Esos pantalones caquis con chaquetas ligeras de marcas francesas, y las botas con materiales que no se mojan por dentro aunque se cruce un río. Y las cantimploras de metal Quechua, como botijos portátiles que mantienen el agua fresca, y esas mochilitas que tienen un tubito para beber, y el gorrito con la redecita para que transpire el sudor de la frente, y las gafas de sol con un cordelito, y reflejos dorados o anaranjados de los cristales, y echarse cremita en la nariz al salir a la calle a explorar. La parejita urbana que sale de la ciudad, los dos con el mismo uniforme, pero de diferente color. Es un transpotting, pero al revés.
Me identifico más con los yonkis bebiendo sus latas y diciendo que no están orgullosos de ser escoceses porque son la basura conquistada por la basura de los ingleses. Doblemente basura.
Inventarse
Nahuel, al enterarse que había decidido viajar por el Reino Unido me escribió este mensaje:
“Es ideal. Ideal para escribir. Y pasar muchas horas dentro de los hostels, mirando tele con desconocidos, en un sofá. Y de pronto decir: ¿salimos a caminar a algún lado?. -¿Y tú que hacés? -Tengo unas banda y estamos por sacar un disco. Pero ahora vine aquí para ayudarme a escribir mi primera novela.”
Noche
Camino hacia el este, más allá de lo que he andado hasta ahora. No puedo dejar de sorprenderme con los edificios que voy dejando atrás. Ha llovido, y la ciudad es un infinito número de brillos anaranjados. Escucho reír a la gente que sale de los pubs. Las chicas con zapatos altos y abrigos largos caminan deprisa intentando no caer. Los adolescentes van en manga corta con la cara roja. Por un segundo se me olvida que soy un turista de paso. Sé a donde voy, me muevo con la tranquilidad del que conoce el camino. He estado en el pub que me recomendó William, es una noche de Open Mic, pero no podía dejar de pensar qué estaría pasando en el Captains Bar, quién tocaría ahora en el Captains Bar, quién estaría sentado en mi lugar en el Captains Bar, como si ya tuviera derecho a pensar en que ese es mi sitio en el Captains Bar. Tengo que ir al Captains Bar. Regreso al oeste, seguro de cual es el camino hasta el Captains Bar
Nada más sentarme en mi lugar, que me estaba esperando vacío, una señora me pregunta si toco algún instrumento y me pide que cante algo. Digo que no sé. Sonríe. Al ponerse de pie veo que tiene mi tamaño. Su compañero, un tipo barrigudo con sombrero, pelo largo canoso y una barba larga, me hace un gesto de afirmación, moviendo la cabeza de arriba a abajo lentamente. Le habla a otro chico que hay en la mesa de al lado, la mesa de los músicos, sobre barbas y le dice, señalando a cada uno de nosotros, que todos tenemos pelo en la cara, que es lo natural. Llega el músico de hoy, Edwan Wilkinson. Le acompaña una violinista. Me recuerda a la Annie de Treme. La forma en la que cierra los ojos al tocar, el gesto de los labios, el pelo recogido.

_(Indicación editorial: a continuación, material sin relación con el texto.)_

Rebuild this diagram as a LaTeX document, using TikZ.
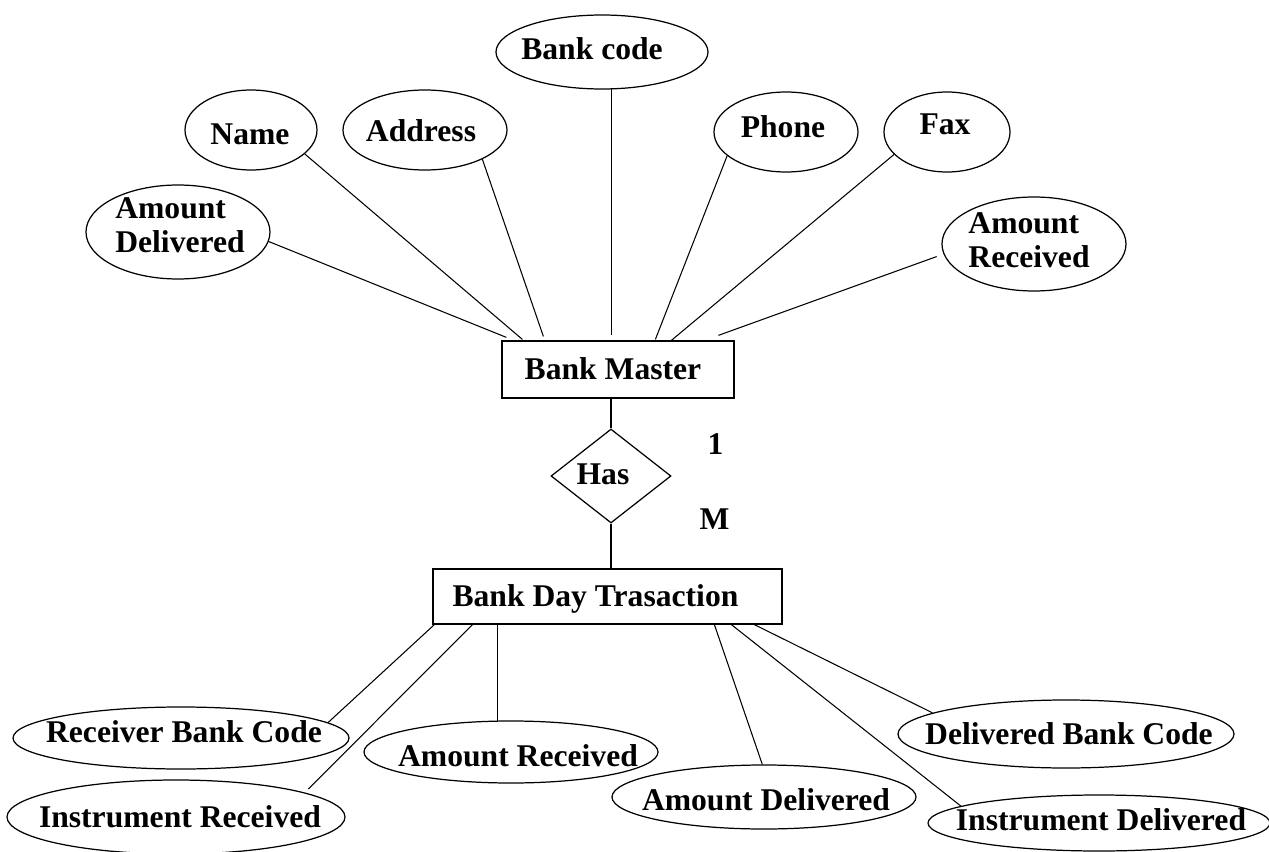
\documentclass[tikz,border=0pt]{standalone}
\usepackage{fontspec}
\setmainfont{Liberation Serif}
\usetikzlibrary{shapes.geometric}
% one drawing unit = one pixel of the 1269 x 852 sheet
\newlength\pxu
\setlength\pxu{0.02cm}
\begin{document}
\begin{tikzpicture}[x=0.02cm, y=-0.02cm,
  every node/.style={font=\fontsize{18}{19.5}\selectfont\bfseries},
  attrib/.style={ellipse, draw, line width=0.7pt, inner sep=0pt},
  entity/.style={rectangle, draw, line width=0.7pt, inner sep=0pt},
  rel/.style={diamond, draw, line width=0.7pt, inner sep=0pt},
  dims/.style 2 args={minimum width=#1*\pxu, minimum height=#2*\pxu},
  lbl/.style={inner sep=0pt, align=left},
  conn/.style={line width=0.6pt},
]
\fill[white] (0,0) rectangle (1269,852);
\useasboundingbox (0,0) rectangle (1269,852);

% entity: Bank Master and its attributes
\node[entity, dims={232}{57}, label={[lbl,shift={(-5,-1)}]center:Bank Master}] (bm) at (618,369.5) {};
\node[attrib, dims={212}{74}, label={[lbl,shift={(-10,-3)}]center:Bank code}] (bcode) at (602,52) {};
\node[attrib, dims={132}{80}, label={[lbl,shift={(-1,4)}]center:Name}] (name) at (251,130) {};
\node[attrib, dims={164}{80}, label={[lbl,shift={(-4,1)}]center:Address}] (addr) at (425,130) {};
\node[attrib, dims={184}{94}, label={[lbl,shift={(2,-7)}]center:{Amount\\Delivered}}] (amtdel) at (178,232) {};
\node[attrib, dims={144}{80}, label={[lbl,shift={(-3,-5)}]center:Phone}] (phone) at (786,132) {};
\node[attrib, dims={126}{80}, label={[lbl,shift={(-2,-8)}]center:Fax}] (fax) at (947,132) {};
\node[attrib, dims={184}{94}, label={[lbl,shift={(-5,-4)}]center:{Amount\\Received}}] (amtrec) at (1034,244) {};

\draw[conn] (amtdel.-6) -- ([shift={(5,-3)}]bm.north west);
\draw[conn] (name.-24) -- ([shift={(21,-1)}]bm.north west);
\draw[conn] (addr.-27) -- ([shift={(42,-4)}]bm.north west);
\draw[conn] (bcode.-76) -- ([shift={(0,-5)}]bcode.-76 |- bm.north);
\draw[conn] (phone.202) -- ([shift={(154,-1)}]bm.north west);
\draw[conn] (fax.203) -- ([shift={(170,0)}]bm.north west);
\draw[conn] ([shift={(-8,0)}]amtrec.188) -- ([shift={(217,-5)}]bm.north west);

% relationship
\node[rel, dims={120}{94}, label={[lbl,shift={(-8,-2)}]center:Has}] (has) at (611,476) {};
\node (one) at (715.5,444) {1};
\node (many) at (714.5,519.5) {M};

% entity: Bank Day Trasaction and its attributes
\node[entity, dims={349}{55}, label={[lbl,shift={(-12,2)}]center:Bank Day Trasaction}] (bdt) at (607.5,596.5) {};

\draw[conn] (has.north |- bm.south) -- (has.north);
\draw[conn] (has.south) -- (has.south |- bdt.north);

\node[attrib, dims={336}{62}, label={[lbl,shift={(3,-6)}]center:Receiver Bank Code}] (rbc) at (181,738) {};
\node[attrib, dims={338}{74}, label={[lbl,shift={(4,0)}]center:Instrument Received}] (ir) at (176,817) {};
\node[attrib, dims={294}{62}, label={[lbl,shift={(7,4)}]center:Amount Received}] (ar) at (511,752) {};
\node[attrib, dims={304}{64}, label={[lbl,shift={(2,3)}]center:Amount Delivered}] (ad) at (764,797) {};
\node[attrib, dims={336}{68}, label={[lbl,shift={(3,0)}]center:Delivered Bank Code}] (dbc) at (1066,734) {};
\node[attrib, dims={342}{56}, label={[lbl,shift={(2,-3)}]center:Instrument Delivered}] (id) at (1099,823) {};

\draw[conn] ([shift={(2,0)}]bdt.south west) -- (rbc.6);
\draw[conn] ([shift={(40,0)}]bdt.south west) -- ([shift={(10,-2)}]ir.12);
\draw[conn] (ar.113 |- bdt.south) -- (ar.113);
\draw[conn] ([shift={(282,0)}]bdt.south west) -- (ad.93);
\draw[conn] ([shift={(299,0)}]bdt.south west) -- (id.173);
\draw[conn] ([shift={(322,0)}]bdt.south west) -- (dbc.171);
\end{tikzpicture}
\end{document}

Me siento transportado, en otro escenario, en otra vida, y me imagino un mundo paralelo en el que yo soy músico, en el que el ritmo de mis días lo marcan las canciones, en el que soy yo el que transporta a otros mundos paralelos a los que están a mi alrededor. Cuando despierto estoy hablando con Liv, que pregunta qué hago en Edimburgo. “Tengo unas banda y estamos por sacar un disco. Pero ahora vine aquí para ayudarme a escribir mi primera novela”, contesto. «Me obligaste a decirlo, Nahuel«, pienso.
Al dejar la puerta del pub a mi espalda, me vuelve a golpear el frío en la cara. Dentro siguen cantando. Esta vez he ido al baño antes de salir. Mañana me voy de la ciudad, y ya la estoy echando de menos.